#### Data excerpt:
================================
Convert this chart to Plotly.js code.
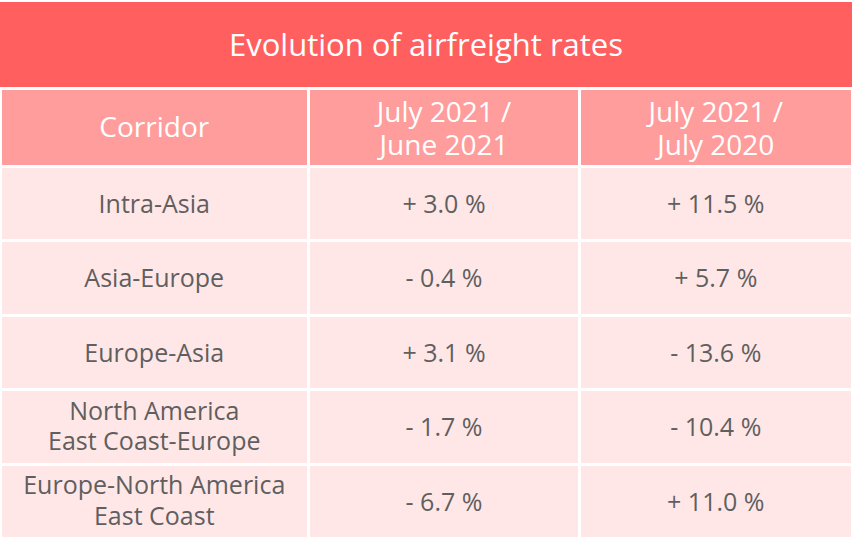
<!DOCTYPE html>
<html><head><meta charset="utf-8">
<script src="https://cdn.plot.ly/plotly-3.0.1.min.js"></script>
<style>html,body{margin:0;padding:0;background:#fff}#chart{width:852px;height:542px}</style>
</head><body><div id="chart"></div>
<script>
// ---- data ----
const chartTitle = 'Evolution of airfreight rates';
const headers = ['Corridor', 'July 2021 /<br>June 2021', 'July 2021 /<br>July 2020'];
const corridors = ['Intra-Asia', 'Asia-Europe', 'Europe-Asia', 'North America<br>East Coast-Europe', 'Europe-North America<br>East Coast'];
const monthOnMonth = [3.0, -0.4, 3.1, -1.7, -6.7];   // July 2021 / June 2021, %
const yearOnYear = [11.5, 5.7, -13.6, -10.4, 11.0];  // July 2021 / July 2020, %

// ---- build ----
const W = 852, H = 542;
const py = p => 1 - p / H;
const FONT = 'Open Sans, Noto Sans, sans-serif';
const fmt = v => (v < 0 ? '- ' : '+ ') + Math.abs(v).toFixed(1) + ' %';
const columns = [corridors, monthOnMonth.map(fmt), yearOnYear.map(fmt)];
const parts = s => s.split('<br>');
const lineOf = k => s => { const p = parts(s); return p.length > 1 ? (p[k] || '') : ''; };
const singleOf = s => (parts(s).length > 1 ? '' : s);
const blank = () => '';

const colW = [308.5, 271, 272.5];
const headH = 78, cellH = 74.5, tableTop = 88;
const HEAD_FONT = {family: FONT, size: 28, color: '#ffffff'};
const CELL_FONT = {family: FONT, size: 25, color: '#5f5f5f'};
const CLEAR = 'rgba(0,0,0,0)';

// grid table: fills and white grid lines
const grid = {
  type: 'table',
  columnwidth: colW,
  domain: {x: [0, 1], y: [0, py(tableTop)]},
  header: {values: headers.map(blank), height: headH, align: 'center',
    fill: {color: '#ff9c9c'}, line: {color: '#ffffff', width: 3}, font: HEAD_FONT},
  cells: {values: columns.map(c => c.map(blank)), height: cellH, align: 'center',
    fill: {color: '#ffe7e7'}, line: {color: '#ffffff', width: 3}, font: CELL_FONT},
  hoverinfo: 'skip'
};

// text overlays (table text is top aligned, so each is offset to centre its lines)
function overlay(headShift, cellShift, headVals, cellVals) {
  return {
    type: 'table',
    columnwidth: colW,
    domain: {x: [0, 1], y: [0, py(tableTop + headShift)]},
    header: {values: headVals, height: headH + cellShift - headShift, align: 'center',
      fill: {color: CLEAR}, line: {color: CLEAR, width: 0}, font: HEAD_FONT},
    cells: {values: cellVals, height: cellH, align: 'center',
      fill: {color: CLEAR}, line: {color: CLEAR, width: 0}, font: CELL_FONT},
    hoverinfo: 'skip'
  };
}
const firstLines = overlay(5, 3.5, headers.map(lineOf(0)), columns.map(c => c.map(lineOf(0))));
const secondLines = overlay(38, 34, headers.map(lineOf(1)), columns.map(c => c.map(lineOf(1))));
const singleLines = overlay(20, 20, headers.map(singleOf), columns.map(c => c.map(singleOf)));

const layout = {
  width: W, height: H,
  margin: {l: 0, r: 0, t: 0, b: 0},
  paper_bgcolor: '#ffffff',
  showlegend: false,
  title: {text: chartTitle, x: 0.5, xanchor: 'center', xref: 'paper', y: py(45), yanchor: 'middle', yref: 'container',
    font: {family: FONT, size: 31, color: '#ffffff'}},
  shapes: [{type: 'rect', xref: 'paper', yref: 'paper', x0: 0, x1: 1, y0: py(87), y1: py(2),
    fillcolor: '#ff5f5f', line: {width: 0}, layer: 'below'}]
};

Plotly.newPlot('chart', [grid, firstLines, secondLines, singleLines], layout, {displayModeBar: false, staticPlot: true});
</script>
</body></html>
================================
#### Task brief:
Your task is to reproduce all of the material exactly. The pictures stay out.

#### Result:
Convert this chart to Plotly.js code.
<!DOCTYPE html>
<html><head><meta charset="utf-8">
<script src="https://cdn.plot.ly/plotly-3.0.1.min.js"></script>
<style>html,body{margin:0;padding:0;background:#fff}#chart{width:852px;height:542px}</style>
</head><body><div id="chart"></div>
<script>
// ---- data ----
const chartTitle = 'Evolution of airfreight rates';
const headers = ['Corridor', 'July 2021 /<br>June 2021', 'July 2021 /<br>July 2020'];
const corridors = ['Intra-Asia', 'Asia-Europe', 'Europe-Asia', 'North America<br>East Coast-Europe', 'Europe-North America<br>East Coast'];
const monthOnMonth = [3.0, -0.4, 3.1, -1.7, -6.7];   // July 2021 / June 2021, %
const yearOnYear = [11.5, 5.7, -13.6, -10.4, 11.0];  // July 2021 / July 2020, %

// ---- build ----
const W = 852, H = 542;
const py = p => 1 - p / H;
const FONT = 'Open Sans, Noto Sans, sans-serif';
const fmt = v => (v < 0 ? '- ' : '+ ') + Math.abs(v).toFixed(1) + ' %';
const columns = [corridors, monthOnMonth.map(fmt), yearOnYear.map(fmt)];
const parts = s => s.split('<br>');
const lineOf = k => s => { const p = parts(s); return p.length > 1 ? (p[k] || '') : ''; };
const singleOf = s => (parts(s).length > 1 ? '' : s);
const blank = () => '';

const colW = [308.5, 271, 272.5];
const headH = 78, cellH = 74.5, tableTop = 88;
const HEAD_FONT = {family: FONT, size: 28, color: '#ffffff'};
const CELL_FONT = {family: FONT, size: 25, color: '#5f5f5f'};
const CLEAR = 'rgba(0,0,0,0)';

// grid table: fills and white grid lines
const grid = {
  type: 'table',
  columnwidth: colW,
  domain: {x: [0, 1], y: [0, py(tableTop)]},
  header: {values: headers.map(blank), height: headH, align: 'center',
    fill: {color: '#ff9c9c'}, line: {color: '#ffffff', width: 3}, font: HEAD_FONT},
  cells: {values: columns.map(c => c.map(blank)), height: cellH, align: 'center',
    fill: {color: '#ffe7e7'}, line: {color: '#ffffff', width: 3}, font: CELL_FONT},
  hoverinfo: 'skip'
};

// text overlays (table text is top aligned, so each is offset to centre its lines)
function overlay(headShift, cellShift, headVals, cellVals) {
  return {
    type: 'table',
    columnwidth: colW,
    domain: {x: [0, 1], y: [0, py(tableTop + headShift)]},
    header: {values: headVals, height: headH + cellShift - headShift, align: 'center',
      fill: {color: CLEAR}, line: {color: CLEAR, width: 0}, font: HEAD_FONT},
    cells: {values: cellVals, height: cellH, align: 'center',
      fill: {color: CLEAR}, line: {color: CLEAR, width: 0}, font: CELL_FONT},
    hoverinfo: 'skip'
  };
}
const firstLines = overlay(5, 3.5, headers.map(lineOf(0)), columns.map(c => c.map(lineOf(0))));
const secondLines = overlay(38, 34, headers.map(lineOf(1)), columns.map(c => c.map(lineOf(1))));
const singleLines = overlay(20, 20, headers.map(singleOf), columns.map(c => c.map(singleOf)));

const layout = {
  width: W, height: H,
  margin: {l: 0, r: 0, t: 0, b: 0},
  paper_bgcolor: '#ffffff',
  showlegend: false,
  title: {text: chartTitle, x: 0.5, xanchor: 'center', xref: 'paper', y: py(45), yanchor: 'middle', yref: 'container',
    font: {family: FONT, size: 31, color: '#ffffff'}},
  shapes: [{type: 'rect', xref: 'paper', yref: 'paper', x0: 0, x1: 1, y0: py(87), y1: py(2),
    fillcolor: '#ff5f5f', line: {width: 0}, layer: 'below'}]
};

Plotly.newPlot('chart', [grid, firstLines, secondLines, singleLines], layout, {displayModeBar: false, staticPlot: true});
</script>
</body></html>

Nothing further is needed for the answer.